# check out my big hose



## pixmedic (Apr 2, 2020)

I make no apologies


----------



## tirediron (Apr 2, 2020)

I'll give you a 'Funny' only because there's no 'Groan / Eye-rolling' option!


----------



## Jeff G (Apr 2, 2020)

I like it!


----------



## zulu42 (Apr 2, 2020)

Hmmmmm. You might be interested: It's for horse lovers. HORSE lovers.


----------



## Derrel (Apr 2, 2020)

Great title. Good catch!


----------



## MSnowy (Apr 2, 2020)

The Big Hose looks like it could use the"Big Blue Pill"


----------



## Jeff15 (Apr 3, 2020)

Lovely hose..............


----------



## K9Kirk (Apr 3, 2020)

Everyone agrees ... that's quite a hose.


----------



## zulu42 (Apr 3, 2020)

@pixmedic : Thank you for doing what you do.
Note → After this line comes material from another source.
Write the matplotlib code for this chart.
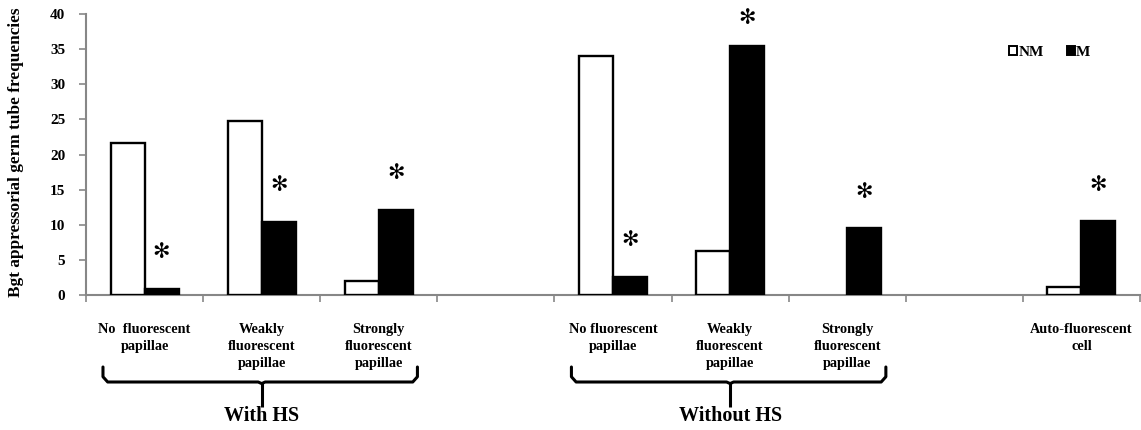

We salute you.


----------



## pixmedic (Apr 8, 2020)




----------



## Jeff G (Apr 8, 2020)

What a hoser!


----------



## weepete (Apr 8, 2020)

Looks like you might need a house for a hose lover


----------



## zulu42 (Apr 8, 2020)

Is it okay if I post a photo of my big hose in this thread? Maybe it could become a theme.


----------



## pixmedic (Apr 8, 2020)

zulu42 said:


> Is it okay if I post a photo of my big hose in this thread? Maybe it could become a theme.



Go for it.
I would love to see your big hose


----------



## zulu42 (Apr 8, 2020)

Thanks!
Mine's so big it won't all fit in the frame.


----------



## pixmedic (Apr 9, 2020)

zulu42 said:


> Thanks!
> Mine's so big it won't all fit in the frame.
> View attachment 189752



Damn. Yours is bigger than mine


----------



## K9Kirk (Apr 9, 2020)

pixmedic said:


> zulu42 said:
> 
> 
> > Thanks!
> ...



Your leading line has lead me to say,  "It's not the size of the hose, it's the size of the heart of the hose."


----------



## pixmedic (Apr 9, 2020)

K9Kirk said:


> pixmedic said:
> 
> 
> > zulu42 said:
> ...



It's really the gallons per minute that matter


----------